**DATASET SECTION:**
+-------+
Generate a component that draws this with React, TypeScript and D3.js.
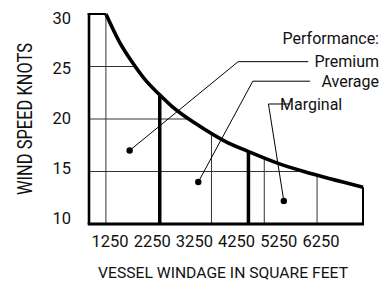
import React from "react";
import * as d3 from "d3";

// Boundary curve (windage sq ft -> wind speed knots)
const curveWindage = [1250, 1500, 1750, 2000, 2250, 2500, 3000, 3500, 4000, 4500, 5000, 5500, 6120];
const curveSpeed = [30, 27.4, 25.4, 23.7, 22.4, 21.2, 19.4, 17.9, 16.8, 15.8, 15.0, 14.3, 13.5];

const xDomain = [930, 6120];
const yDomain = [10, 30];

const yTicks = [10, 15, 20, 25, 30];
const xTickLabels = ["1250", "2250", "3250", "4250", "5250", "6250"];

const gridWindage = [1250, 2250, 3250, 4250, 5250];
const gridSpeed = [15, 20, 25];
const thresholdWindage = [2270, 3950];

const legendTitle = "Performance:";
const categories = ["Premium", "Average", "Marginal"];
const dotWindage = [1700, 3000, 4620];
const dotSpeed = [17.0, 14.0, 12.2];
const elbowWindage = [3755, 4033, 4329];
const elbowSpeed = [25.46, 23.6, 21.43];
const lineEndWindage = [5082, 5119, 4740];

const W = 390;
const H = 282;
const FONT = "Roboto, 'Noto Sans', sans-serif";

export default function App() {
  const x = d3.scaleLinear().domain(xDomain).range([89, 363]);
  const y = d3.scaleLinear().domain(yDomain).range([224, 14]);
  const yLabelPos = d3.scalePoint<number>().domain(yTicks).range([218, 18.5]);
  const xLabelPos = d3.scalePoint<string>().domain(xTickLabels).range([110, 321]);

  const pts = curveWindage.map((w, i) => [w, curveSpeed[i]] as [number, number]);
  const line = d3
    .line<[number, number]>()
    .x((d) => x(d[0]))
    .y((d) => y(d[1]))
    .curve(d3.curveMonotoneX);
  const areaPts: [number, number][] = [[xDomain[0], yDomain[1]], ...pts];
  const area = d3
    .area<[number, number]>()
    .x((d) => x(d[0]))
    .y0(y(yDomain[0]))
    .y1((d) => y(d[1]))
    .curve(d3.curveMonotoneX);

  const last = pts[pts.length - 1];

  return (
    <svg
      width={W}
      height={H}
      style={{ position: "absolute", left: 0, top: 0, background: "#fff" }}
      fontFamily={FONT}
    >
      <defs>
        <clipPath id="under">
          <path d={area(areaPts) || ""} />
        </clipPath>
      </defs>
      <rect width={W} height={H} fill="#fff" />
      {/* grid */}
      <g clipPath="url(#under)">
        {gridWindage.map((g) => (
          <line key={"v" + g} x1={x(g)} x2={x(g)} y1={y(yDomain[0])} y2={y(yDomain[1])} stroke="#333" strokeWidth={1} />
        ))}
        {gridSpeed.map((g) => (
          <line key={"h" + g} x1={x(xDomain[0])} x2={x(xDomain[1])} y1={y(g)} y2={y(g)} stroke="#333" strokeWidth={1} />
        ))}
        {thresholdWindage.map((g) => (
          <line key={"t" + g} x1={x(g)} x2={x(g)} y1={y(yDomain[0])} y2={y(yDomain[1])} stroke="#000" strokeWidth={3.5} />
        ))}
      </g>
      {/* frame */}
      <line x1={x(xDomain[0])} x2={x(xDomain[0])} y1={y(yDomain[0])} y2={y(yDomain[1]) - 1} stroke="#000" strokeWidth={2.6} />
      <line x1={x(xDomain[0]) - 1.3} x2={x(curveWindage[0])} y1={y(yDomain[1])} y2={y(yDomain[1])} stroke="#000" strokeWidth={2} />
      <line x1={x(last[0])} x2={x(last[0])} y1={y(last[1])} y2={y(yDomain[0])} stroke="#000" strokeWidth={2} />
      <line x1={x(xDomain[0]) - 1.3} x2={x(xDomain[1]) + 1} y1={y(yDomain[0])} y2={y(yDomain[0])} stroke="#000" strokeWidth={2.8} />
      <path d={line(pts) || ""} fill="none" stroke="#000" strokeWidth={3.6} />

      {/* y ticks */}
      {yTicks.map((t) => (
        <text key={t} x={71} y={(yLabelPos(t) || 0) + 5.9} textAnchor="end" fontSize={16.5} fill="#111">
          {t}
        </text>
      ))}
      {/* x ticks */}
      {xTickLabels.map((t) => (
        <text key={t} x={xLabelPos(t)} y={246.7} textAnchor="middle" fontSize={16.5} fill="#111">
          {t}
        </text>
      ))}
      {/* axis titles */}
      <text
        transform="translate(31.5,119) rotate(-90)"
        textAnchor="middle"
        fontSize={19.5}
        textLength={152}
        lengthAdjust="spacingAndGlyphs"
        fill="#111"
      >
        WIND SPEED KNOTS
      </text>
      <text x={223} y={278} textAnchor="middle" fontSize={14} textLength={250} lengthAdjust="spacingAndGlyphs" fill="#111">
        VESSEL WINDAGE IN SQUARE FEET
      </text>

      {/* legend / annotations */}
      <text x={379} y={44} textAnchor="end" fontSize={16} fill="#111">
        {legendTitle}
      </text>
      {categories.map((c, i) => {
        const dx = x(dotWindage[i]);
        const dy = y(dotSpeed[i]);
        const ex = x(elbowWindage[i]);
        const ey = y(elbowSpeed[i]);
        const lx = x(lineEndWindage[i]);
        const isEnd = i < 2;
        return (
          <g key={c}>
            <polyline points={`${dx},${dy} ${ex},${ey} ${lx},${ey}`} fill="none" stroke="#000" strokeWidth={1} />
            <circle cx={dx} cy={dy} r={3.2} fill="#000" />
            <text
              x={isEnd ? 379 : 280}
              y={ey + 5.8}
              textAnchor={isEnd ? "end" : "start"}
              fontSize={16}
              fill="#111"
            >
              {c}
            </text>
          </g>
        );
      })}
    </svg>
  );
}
+-------+
**REQUIREMENT:** Repeat the listing in full and exactly. Do not include any images.

**REPLY:**
Generate a component that draws this with React, TypeScript and D3.js.
import React from "react";
import * as d3 from "d3";

// Boundary curve (windage sq ft -> wind speed knots)
const curveWindage = [1250, 1500, 1750, 2000, 2250, 2500, 3000, 3500, 4000, 4500, 5000, 5500, 6120];
const curveSpeed = [30, 27.4, 25.4, 23.7, 22.4, 21.2, 19.4, 17.9, 16.8, 15.8, 15.0, 14.3, 13.5];

const xDomain = [930, 6120];
const yDomain = [10, 30];

const yTicks = [10, 15, 20, 25, 30];
const xTickLabels = ["1250", "2250", "3250", "4250", "5250", "6250"];

const gridWindage = [1250, 2250, 3250, 4250, 5250];
const gridSpeed = [15, 20, 25];
const thresholdWindage = [2270, 3950];

const legendTitle = "Performance:";
const categories = ["Premium", "Average", "Marginal"];
const dotWindage = [1700, 3000, 4620];
const dotSpeed = [17.0, 14.0, 12.2];
const elbowWindage = [3755, 4033, 4329];
const elbowSpeed = [25.46, 23.6, 21.43];
const lineEndWindage = [5082, 5119, 4740];

const W = 390;
const H = 282;
const FONT = "Roboto, 'Noto Sans', sans-serif";

export default function App() {
  const x = d3.scaleLinear().domain(xDomain).range([89, 363]);
  const y = d3.scaleLinear().domain(yDomain).range([224, 14]);
  const yLabelPos = d3.scalePoint<number>().domain(yTicks).range([218, 18.5]);
  const xLabelPos = d3.scalePoint<string>().domain(xTickLabels).range([110, 321]);

  const pts = curveWindage.map((w, i) => [w, curveSpeed[i]] as [number, number]);
  const line = d3
    .line<[number, number]>()
    .x((d) => x(d[0]))
    .y((d) => y(d[1]))
    .curve(d3.curveMonotoneX);
  const areaPts: [number, number][] = [[xDomain[0], yDomain[1]], ...pts];
  const area = d3
    .area<[number, number]>()
    .x((d) => x(d[0]))
    .y0(y(yDomain[0]))
    .y1((d) => y(d[1]))
    .curve(d3.curveMonotoneX);

  const last = pts[pts.length - 1];

  return (
    <svg
      width={W}
      height={H}
      style={{ position: "absolute", left: 0, top: 0, background: "#fff" }}
      fontFamily={FONT}
    >
      <defs>
        <clipPath id="under">
          <path d={area(areaPts) || ""} />
        </clipPath>
      </defs>
      <rect width={W} height={H} fill="#fff" />
      {/* grid */}
      <g clipPath="url(#under)">
        {gridWindage.map((g) => (
          <line key={"v" + g} x1={x(g)} x2={x(g)} y1={y(yDomain[0])} y2={y(yDomain[1])} stroke="#333" strokeWidth={1} />
        ))}
        {gridSpeed.map((g) => (
          <line key={"h" + g} x1={x(xDomain[0])} x2={x(xDomain[1])} y1={y(g)} y2={y(g)} stroke="#333" strokeWidth={1} />
        ))}
        {thresholdWindage.map((g) => (
          <line key={"t" + g} x1={x(g)} x2={x(g)} y1={y(yDomain[0])} y2={y(yDomain[1])} stroke="#000" strokeWidth={3.5} />
        ))}
      </g>
      {/* frame */}
      <line x1={x(xDomain[0])} x2={x(xDomain[0])} y1={y(yDomain[0])} y2={y(yDomain[1]) - 1} stroke="#000" strokeWidth={2.6} />
      <line x1={x(xDomain[0]) - 1.3} x2={x(curveWindage[0])} y1={y(yDomain[1])} y2={y(yDomain[1])} stroke="#000" strokeWidth={2} />
      <line x1={x(last[0])} x2={x(last[0])} y1={y(last[1])} y2={y(yDomain[0])} stroke="#000" strokeWidth={2} />
      <line x1={x(xDomain[0]) - 1.3} x2={x(xDomain[1]) + 1} y1={y(yDomain[0])} y2={y(yDomain[0])} stroke="#000" strokeWidth={2.8} />
      <path d={line(pts) || ""} fill="none" stroke="#000" strokeWidth={3.6} />

      {/* y ticks */}
      {yTicks.map((t) => (
        <text key={t} x={71} y={(yLabelPos(t) || 0) + 5.9} textAnchor="end" fontSize={16.5} fill="#111">
          {t}
        </text>
      ))}
      {/* x ticks */}
      {xTickLabels.map((t) => (
        <text key={t} x={xLabelPos(t)} y={246.7} textAnchor="middle" fontSize={16.5} fill="#111">
          {t}
        </text>
      ))}
      {/* axis titles */}
      <text
        transform="translate(31.5,119) rotate(-90)"
        textAnchor="middle"
        fontSize={19.5}
        textLength={152}
        lengthAdjust="spacingAndGlyphs"
        fill="#111"
      >
        WIND SPEED KNOTS
      </text>
      <text x={223} y={278} textAnchor="middle" fontSize={14} textLength={250} lengthAdjust="spacingAndGlyphs" fill="#111">
        VESSEL WINDAGE IN SQUARE FEET
      </text>

      {/* legend / annotations */}
      <text x={379} y={44} textAnchor="end" fontSize={16} fill="#111">
        {legendTitle}
      </text>
      {categories.map((c, i) => {
        const dx = x(dotWindage[i]);
        const dy = y(dotSpeed[i]);
        const ex = x(elbowWindage[i]);
        const ey = y(elbowSpeed[i]);
        const lx = x(lineEndWindage[i]);
        const isEnd = i < 2;
        return (
          <g key={c}>
            <polyline points={`${dx},${dy} ${ex},${ey} ${lx},${ey}`} fill="none" stroke="#000" strokeWidth={1} />
            <circle cx={dx} cy={dy} r={3.2} fill="#000" />
            <text
              x={isEnd ? 379 : 280}
              y={ey + 5.8}
              textAnchor={isEnd ? "end" : "start"}
              fontSize={16}
              fill="#111"
            >
              {c}
            </text>
          </g>
        );
      })}
    </svg>
  );
}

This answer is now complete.